Evanston Healthcare Insurance

Friday, March 1, 2013

'Sequester' cuts to hit healthcare hard


Expected Medicare payment cuts have hospitals and doctors worried. Public health and medical research programs may suffer a disproportionately - The  effect on areas of the health system already hobbled by years of retrenchment or underfunding, including public health and medical research.
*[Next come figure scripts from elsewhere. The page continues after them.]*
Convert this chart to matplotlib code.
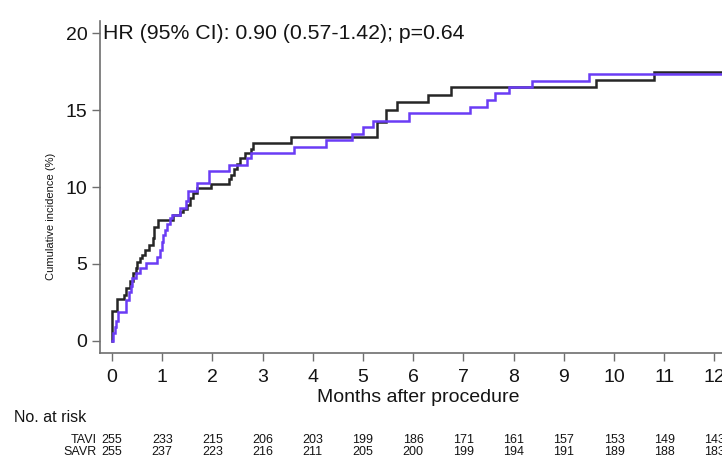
import matplotlib
matplotlib.use("Agg")
import matplotlib.pyplot as plt
from matplotlib import font_manager as fm
from matplotlib.transforms import blended_transform_factory

# ---- data -------------------------------------------------------------
# Cumulative incidence (%) step curves, months after procedure
savr_months = [0.00, 0.00, 0.10, 0.23, 0.28, 0.35, 0.42, 0.47, 0.50, 0.56, 0.60,
               0.66, 0.74, 0.81, 0.84, 0.92, 1.22, 1.35, 1.42, 1.49, 1.55, 1.62,
               1.69, 1.97, 2.33, 2.37, 2.43, 2.48, 2.55, 2.65, 2.76, 2.81, 3.56,
               5.27, 5.46, 5.68, 6.30, 6.75, 9.65, 10.80, 12.20]
savr_inc = [0.00, 1.95, 2.70, 3.00, 3.45, 3.90, 4.40, 4.75, 5.10, 5.40, 5.58,
            5.90, 6.23, 6.70, 7.42, 7.86, 8.18, 8.40, 8.60, 8.83, 9.26, 9.59,
            9.91, 10.20, 10.50, 10.80, 11.15, 11.50, 11.86, 12.20, 12.50, 12.86,
            13.27, 14.24, 15.00, 15.50, 15.97, 16.47, 16.95, 17.45, 17.45]

tavi_months = [0.00, 0.02, 0.05, 0.08, 0.12, 0.27, 0.33, 0.37, 0.40, 0.47, 0.55,
               0.68, 0.89, 0.95, 0.99, 1.02, 1.06, 1.10, 1.15, 1.20, 1.35, 1.47,
               1.52, 1.69, 1.93, 2.33, 2.68, 2.76, 3.63, 4.26, 4.79, 4.99, 5.19,
               5.92, 7.13, 7.46, 7.63, 7.91, 8.37, 9.51, 12.20]
tavi_inc = [0.00, 0.50, 0.90, 1.30, 1.90, 2.66, 3.20, 3.60, 4.07, 4.40, 4.72,
            5.04, 5.48, 5.91, 6.40, 6.90, 7.20, 7.60, 8.00, 8.20, 8.61, 9.10,
            9.75, 10.24, 11.05, 11.43, 11.86, 12.20, 12.62, 13.05, 13.44, 13.92,
            14.31, 14.78, 15.22, 15.65, 16.08, 16.47, 16.88, 17.34, 17.34]

# Number at risk table
risk_months = list(range(13))
risk_groups = ["TAVI", "SAVR"]
risk_tavi = [255, 233, 215, 206, 203, 199, 186, 171, 161, 157, 153, 149, 143]
risk_savr = [255, 237, 223, 216, 211, 205, 200, 199, 194, 191, 189, 188, 183]

y_ticks = [0, 5, 10, 15, 20]
hr_text = "HR (95% CI): 0.90 (0.57-1.42); p=0.64"

# ---- fonts ------------------------------------------------------------
installed = {f.name for f in fm.fontManager.ttflist}
base_font = "Liberation Sans" if "Liberation Sans" in installed else "DejaVu Sans"
narrow_font = "Liberation Sans Narrow" if "Liberation Sans Narrow" in installed else base_font
plt.rcParams["font.family"] = [base_font, "DejaVu Sans"]

TEXT = "#141414"
AXIS = "#6e6e6e"
BLACK_LINE = "#262626"
PURPLE_LINE = "#6a3cf5"

# ---- figure -----------------------------------------------------------
W, H = 722, 458
fig = plt.figure(figsize=(W / 100, H / 100), dpi=100)
ax = fig.add_axes([100 / W, 1 - 353 / H, (W - 100) / W, (353 - 21) / H])

ax.step(savr_months, savr_inc, where="post", color=BLACK_LINE, lw=1.8,
        solid_joinstyle="miter")
ax.step(tavi_months, tavi_inc, where="post", color=PURPLE_LINE, lw=1.8,
        solid_joinstyle="miter")

ax.set_xlim(-0.239, 12.15)
ax.set_ylim(-0.78, 20.78)
ax.set_xticks(risk_months)
ax.set_yticks(y_ticks)

for side in ("top", "right"):
    ax.spines[side].set_visible(False)
for side in ("left", "bottom"):
    ax.spines[side].set_color(AXIS)
    ax.spines[side].set_linewidth(1.2)

ax.tick_params(axis="both", direction="out", color=AXIS, width=1.0,
               labelsize=14, labelcolor=TEXT)
ax.tick_params(axis="y", length=6, pad=3)
ax.tick_params(axis="x", length=5.5, pad=6)

ax.text(-0.18, 20, hr_text, ha="left", va="center", fontsize=15.3, color=TEXT)

ax.set_ylabel("Cumulative incidence (%)", fontsize=8.0, family=narrow_font,
              color=TEXT)
ax.yaxis.set_label_coords(-(100 - 56) / (W - 100), (353 - 216) / (353 - 21))

fig.text(418 / W, 1 - 397 / H, "Months after procedure", ha="center",
         va="center", fontsize=14, color=TEXT)

# ---- number at risk ---------------------------------------------------
fig.text(14 / W, 1 - 417 / H, "No. at risk", ha="left", va="center",
         fontsize=11.5, color=TEXT)

trans = blended_transform_factory(ax.transData, fig.transFigure)
for label, counts, ypix in zip(risk_groups, [risk_tavi, risk_savr], [440, 452]):
    yf = 1 - ypix / H
    fig.text(97 / W, yf, label, ha="right", va="center", fontsize=9,
             family=narrow_font, color=TEXT)
    for m, n in zip(risk_months, counts):
        ax.text(m, yf, str(n), transform=trans, ha="center", va="center",
                fontsize=9, family=narrow_font, color=TEXT, clip_on=False)

fig.savefig("out.png", dpi=100)
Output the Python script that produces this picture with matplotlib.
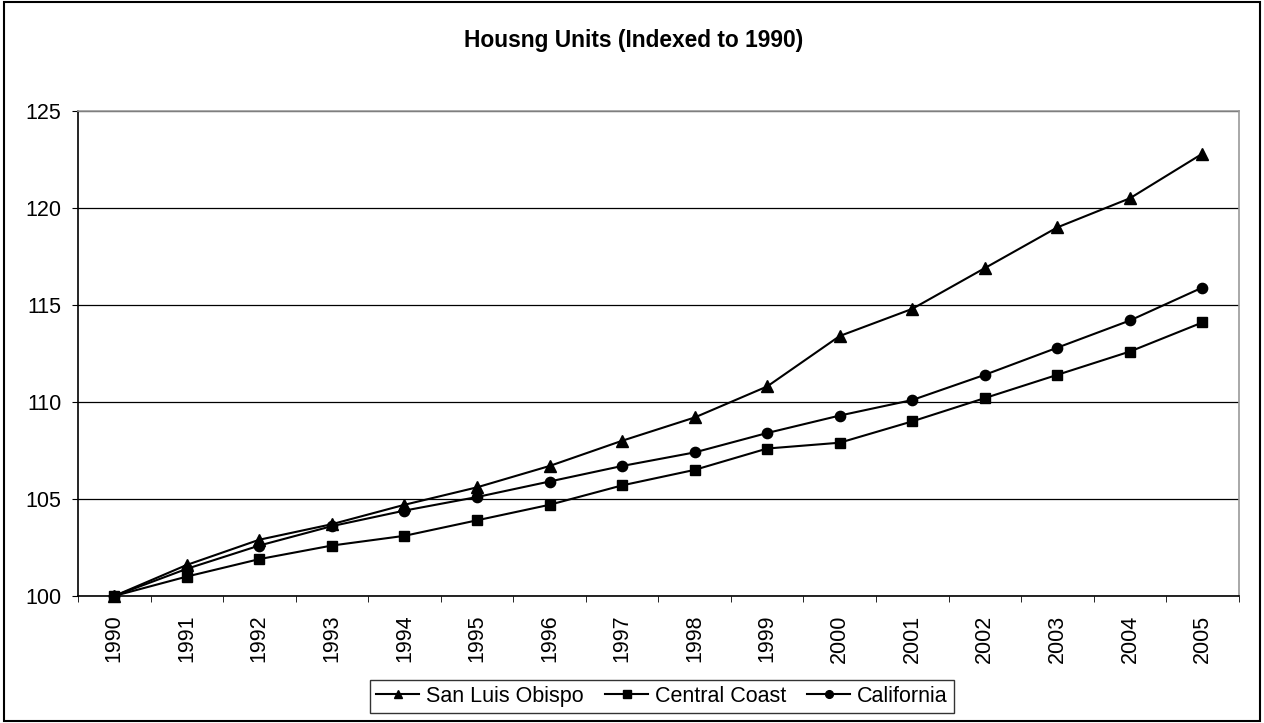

Although the Medicare program will account for the largest chunk of dollars cut from healthcare simply because of its great size, the scheduled 2% reduction in its payments to doctors and hospitals is significantly smaller than what many public health and research programs face.
Laboratories at major universities and medical centers are already laying off scientists, even before the latest round of cuts is scheduled to take effect. And local public health officials, hit by years of cutbacks, are scaling back immunization campaigns and other efforts to track and control infectious diseases.
"They are doing cuts on top of cuts on top of cuts," said Eric Hoffman, director of the Center for Genetic Medicine Research at Children's National Medical Center in Washington. Hoffman's labs have had to delay several major projects, including new research into muscular dystrophy in children.
Also threatened are new initiatives sparked by public health crises such as mass shootings — which have generated calls for strengthening the nation's mental health system — and outbreaks of food-borne illness.
Compounding the challenges is a lack of direction from Washington. Obama administration health officials have provided little guidance about how they plan to implement many of the cutbacks and when precisely they will hit.